Produce an exact copy of the lines below that run from the line containing "Give me the matplotlib source for this chart." to the line containing "plt.rcParams['font.family'] = ['Open", inclusive; any picture is omitted.
╭─ TASK INPUTS
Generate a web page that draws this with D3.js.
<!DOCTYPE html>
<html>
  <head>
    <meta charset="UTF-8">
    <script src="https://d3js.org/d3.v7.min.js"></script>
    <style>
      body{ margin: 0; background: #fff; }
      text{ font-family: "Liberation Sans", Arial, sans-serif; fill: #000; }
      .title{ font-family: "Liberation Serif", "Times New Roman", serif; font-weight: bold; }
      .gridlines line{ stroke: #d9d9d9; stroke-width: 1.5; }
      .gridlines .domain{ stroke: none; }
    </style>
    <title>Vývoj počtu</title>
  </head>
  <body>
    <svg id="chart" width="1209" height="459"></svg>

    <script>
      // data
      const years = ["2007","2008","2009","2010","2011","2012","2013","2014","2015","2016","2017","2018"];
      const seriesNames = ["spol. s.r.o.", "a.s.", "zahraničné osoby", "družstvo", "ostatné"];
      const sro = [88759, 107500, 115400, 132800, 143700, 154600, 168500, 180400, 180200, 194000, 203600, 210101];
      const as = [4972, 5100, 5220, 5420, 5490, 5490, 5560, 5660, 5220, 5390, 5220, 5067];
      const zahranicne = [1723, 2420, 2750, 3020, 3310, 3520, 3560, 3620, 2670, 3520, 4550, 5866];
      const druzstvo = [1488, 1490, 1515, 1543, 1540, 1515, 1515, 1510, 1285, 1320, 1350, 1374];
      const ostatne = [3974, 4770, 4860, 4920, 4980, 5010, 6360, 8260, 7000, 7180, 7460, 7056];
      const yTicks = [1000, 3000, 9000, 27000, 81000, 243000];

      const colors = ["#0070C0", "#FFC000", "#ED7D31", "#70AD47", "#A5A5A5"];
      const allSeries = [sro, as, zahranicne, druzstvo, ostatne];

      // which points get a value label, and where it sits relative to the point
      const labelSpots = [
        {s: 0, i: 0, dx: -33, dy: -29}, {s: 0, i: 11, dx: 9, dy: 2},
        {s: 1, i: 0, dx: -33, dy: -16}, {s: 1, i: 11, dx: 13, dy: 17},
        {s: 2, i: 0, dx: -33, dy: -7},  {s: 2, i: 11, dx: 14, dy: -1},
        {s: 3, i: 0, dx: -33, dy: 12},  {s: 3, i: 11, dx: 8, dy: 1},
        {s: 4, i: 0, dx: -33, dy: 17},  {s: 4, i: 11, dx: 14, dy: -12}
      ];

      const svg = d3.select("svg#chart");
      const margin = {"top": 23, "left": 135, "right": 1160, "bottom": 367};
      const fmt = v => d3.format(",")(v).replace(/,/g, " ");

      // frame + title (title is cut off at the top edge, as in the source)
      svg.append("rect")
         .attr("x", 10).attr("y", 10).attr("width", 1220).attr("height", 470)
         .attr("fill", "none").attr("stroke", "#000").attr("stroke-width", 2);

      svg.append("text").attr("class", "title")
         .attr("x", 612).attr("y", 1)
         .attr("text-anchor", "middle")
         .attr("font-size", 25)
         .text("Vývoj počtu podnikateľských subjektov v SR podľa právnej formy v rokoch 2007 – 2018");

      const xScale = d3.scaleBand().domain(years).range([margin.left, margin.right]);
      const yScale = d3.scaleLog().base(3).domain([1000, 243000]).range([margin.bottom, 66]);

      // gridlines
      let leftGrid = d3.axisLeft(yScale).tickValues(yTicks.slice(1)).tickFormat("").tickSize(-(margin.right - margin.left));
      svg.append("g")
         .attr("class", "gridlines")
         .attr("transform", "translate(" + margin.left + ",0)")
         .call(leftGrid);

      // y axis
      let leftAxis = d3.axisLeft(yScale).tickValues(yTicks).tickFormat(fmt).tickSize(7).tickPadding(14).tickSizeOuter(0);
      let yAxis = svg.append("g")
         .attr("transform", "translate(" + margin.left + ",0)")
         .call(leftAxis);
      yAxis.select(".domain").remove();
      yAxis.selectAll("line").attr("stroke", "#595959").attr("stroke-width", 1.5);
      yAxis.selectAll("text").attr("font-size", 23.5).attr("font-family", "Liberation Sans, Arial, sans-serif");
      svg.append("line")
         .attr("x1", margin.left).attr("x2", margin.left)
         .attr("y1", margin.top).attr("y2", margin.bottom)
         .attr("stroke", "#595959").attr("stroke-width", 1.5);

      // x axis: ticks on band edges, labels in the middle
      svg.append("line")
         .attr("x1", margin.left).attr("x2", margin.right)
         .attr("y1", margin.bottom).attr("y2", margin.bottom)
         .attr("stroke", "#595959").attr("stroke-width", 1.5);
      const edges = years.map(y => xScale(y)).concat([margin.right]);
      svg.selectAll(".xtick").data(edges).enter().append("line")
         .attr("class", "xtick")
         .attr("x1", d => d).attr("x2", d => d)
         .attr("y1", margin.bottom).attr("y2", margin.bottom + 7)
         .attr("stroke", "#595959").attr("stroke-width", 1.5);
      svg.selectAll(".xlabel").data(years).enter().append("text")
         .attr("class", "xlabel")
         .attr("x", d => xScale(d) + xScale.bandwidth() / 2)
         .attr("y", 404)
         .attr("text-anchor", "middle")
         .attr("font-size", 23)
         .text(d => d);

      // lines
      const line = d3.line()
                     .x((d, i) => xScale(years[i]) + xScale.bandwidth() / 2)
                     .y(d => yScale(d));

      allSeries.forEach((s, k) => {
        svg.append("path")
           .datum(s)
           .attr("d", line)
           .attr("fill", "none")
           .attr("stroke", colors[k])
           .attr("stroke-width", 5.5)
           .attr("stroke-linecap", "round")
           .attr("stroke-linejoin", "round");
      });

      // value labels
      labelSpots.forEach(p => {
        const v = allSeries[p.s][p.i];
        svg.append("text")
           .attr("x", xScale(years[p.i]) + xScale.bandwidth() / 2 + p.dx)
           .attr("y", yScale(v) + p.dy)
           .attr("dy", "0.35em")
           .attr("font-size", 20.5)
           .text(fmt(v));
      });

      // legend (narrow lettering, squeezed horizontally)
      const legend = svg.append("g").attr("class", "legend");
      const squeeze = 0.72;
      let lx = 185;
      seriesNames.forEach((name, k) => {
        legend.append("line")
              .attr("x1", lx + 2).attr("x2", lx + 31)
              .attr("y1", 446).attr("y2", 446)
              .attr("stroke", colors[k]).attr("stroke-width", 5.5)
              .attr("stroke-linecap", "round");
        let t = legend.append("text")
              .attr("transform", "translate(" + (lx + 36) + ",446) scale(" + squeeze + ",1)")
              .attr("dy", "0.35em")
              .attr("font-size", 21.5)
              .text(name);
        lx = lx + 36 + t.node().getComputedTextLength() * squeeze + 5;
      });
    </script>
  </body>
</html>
╰─
╭─ TASK INPUTS
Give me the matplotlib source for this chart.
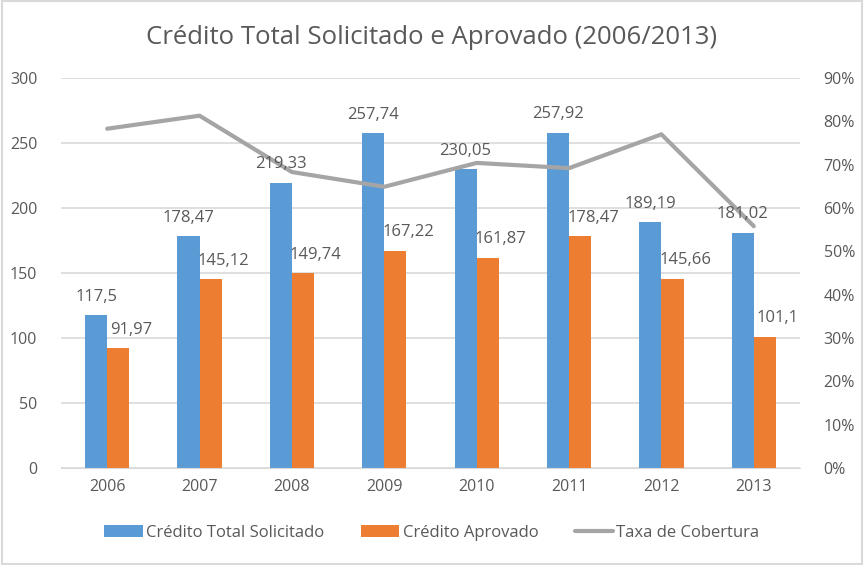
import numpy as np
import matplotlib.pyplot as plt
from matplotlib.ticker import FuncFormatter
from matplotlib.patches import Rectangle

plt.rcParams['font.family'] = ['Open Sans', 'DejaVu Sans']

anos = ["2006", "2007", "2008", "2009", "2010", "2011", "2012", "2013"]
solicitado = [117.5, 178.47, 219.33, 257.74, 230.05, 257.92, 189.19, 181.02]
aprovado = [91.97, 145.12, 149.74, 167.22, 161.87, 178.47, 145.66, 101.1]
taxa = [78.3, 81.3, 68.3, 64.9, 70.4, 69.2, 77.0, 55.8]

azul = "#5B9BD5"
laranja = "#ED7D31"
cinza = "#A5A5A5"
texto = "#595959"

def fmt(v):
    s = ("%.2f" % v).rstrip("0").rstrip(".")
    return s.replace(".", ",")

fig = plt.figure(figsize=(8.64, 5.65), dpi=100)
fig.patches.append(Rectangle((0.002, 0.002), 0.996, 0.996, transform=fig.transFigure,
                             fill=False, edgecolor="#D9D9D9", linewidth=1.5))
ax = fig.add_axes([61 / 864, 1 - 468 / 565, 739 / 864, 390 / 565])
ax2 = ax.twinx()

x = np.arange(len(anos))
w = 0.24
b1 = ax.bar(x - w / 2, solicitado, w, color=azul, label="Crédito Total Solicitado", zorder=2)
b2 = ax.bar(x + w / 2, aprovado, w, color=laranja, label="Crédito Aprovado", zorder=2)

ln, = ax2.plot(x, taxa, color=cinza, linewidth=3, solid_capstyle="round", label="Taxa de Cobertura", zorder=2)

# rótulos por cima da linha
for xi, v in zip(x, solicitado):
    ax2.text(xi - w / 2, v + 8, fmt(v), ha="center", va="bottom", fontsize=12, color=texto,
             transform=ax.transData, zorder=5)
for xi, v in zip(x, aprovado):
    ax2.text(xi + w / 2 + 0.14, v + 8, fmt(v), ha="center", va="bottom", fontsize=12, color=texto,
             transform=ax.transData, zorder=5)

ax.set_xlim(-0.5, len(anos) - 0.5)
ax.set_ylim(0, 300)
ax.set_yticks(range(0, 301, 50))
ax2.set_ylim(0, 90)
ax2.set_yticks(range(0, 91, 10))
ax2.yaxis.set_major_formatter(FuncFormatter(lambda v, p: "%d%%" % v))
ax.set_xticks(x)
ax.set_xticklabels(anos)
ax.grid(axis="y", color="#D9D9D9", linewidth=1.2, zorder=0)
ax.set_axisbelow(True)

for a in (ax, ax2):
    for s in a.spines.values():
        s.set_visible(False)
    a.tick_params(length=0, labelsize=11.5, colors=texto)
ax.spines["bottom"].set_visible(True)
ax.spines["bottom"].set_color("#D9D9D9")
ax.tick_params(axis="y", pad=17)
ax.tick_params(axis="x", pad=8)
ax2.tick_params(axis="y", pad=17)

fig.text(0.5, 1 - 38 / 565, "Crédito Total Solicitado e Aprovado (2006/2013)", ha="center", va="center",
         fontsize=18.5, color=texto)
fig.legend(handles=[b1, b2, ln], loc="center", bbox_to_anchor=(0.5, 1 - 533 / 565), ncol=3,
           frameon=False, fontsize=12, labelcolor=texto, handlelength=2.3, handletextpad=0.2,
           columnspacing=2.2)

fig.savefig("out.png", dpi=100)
╰─
╭─ TASK INPUTS
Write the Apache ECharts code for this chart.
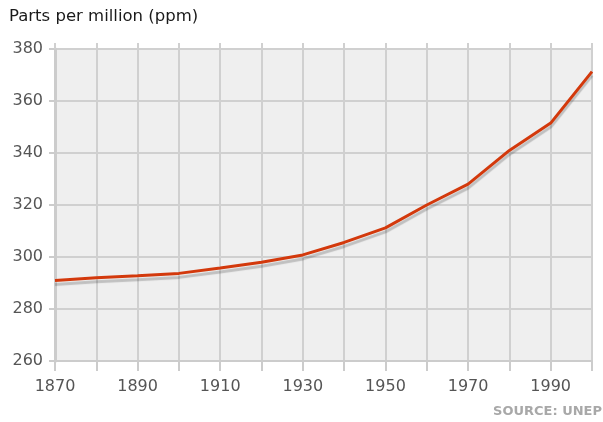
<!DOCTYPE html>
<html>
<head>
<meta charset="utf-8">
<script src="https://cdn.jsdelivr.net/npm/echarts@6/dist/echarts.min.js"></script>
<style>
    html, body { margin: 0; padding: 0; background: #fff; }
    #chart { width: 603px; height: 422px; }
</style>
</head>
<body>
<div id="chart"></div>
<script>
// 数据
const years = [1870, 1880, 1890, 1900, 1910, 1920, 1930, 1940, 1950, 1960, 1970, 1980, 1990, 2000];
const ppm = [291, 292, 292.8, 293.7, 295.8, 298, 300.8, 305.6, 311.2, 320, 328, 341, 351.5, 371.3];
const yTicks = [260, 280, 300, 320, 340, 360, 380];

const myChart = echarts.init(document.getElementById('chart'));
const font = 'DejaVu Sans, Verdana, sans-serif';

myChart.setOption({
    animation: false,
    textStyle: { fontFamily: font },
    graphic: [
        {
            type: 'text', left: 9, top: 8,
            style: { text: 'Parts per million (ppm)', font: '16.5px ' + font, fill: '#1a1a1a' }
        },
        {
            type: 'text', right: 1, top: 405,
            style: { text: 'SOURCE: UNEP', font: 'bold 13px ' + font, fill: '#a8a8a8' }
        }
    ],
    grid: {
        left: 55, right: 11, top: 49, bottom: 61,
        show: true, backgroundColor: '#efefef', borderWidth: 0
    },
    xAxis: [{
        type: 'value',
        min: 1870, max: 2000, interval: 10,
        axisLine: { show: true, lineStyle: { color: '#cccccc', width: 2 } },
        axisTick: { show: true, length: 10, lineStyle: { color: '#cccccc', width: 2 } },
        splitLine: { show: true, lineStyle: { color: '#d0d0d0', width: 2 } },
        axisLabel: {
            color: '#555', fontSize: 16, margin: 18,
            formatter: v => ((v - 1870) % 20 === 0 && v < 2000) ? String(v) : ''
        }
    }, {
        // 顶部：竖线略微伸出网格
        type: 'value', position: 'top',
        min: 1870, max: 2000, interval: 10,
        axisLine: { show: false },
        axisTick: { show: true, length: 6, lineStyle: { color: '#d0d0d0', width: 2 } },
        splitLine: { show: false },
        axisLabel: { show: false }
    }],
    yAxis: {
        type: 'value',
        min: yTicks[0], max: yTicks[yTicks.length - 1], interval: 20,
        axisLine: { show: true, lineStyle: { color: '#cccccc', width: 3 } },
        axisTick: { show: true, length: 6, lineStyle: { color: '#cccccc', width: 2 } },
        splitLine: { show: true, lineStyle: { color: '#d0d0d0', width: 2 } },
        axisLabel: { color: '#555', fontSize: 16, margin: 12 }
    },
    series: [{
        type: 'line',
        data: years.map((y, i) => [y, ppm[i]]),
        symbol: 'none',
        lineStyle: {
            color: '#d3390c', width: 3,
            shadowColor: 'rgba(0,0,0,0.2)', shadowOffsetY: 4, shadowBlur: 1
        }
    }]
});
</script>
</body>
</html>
╰─
ANSWER TO THIS PROBLEM:
Give me the matplotlib source for this chart.
import numpy as np
import matplotlib.pyplot as plt
from matplotlib.ticker import FuncFormatter
from matplotlib.patches import Rectangle

plt.rcParams['font.family'] = ['Open Sans', 'DejaVu Sans']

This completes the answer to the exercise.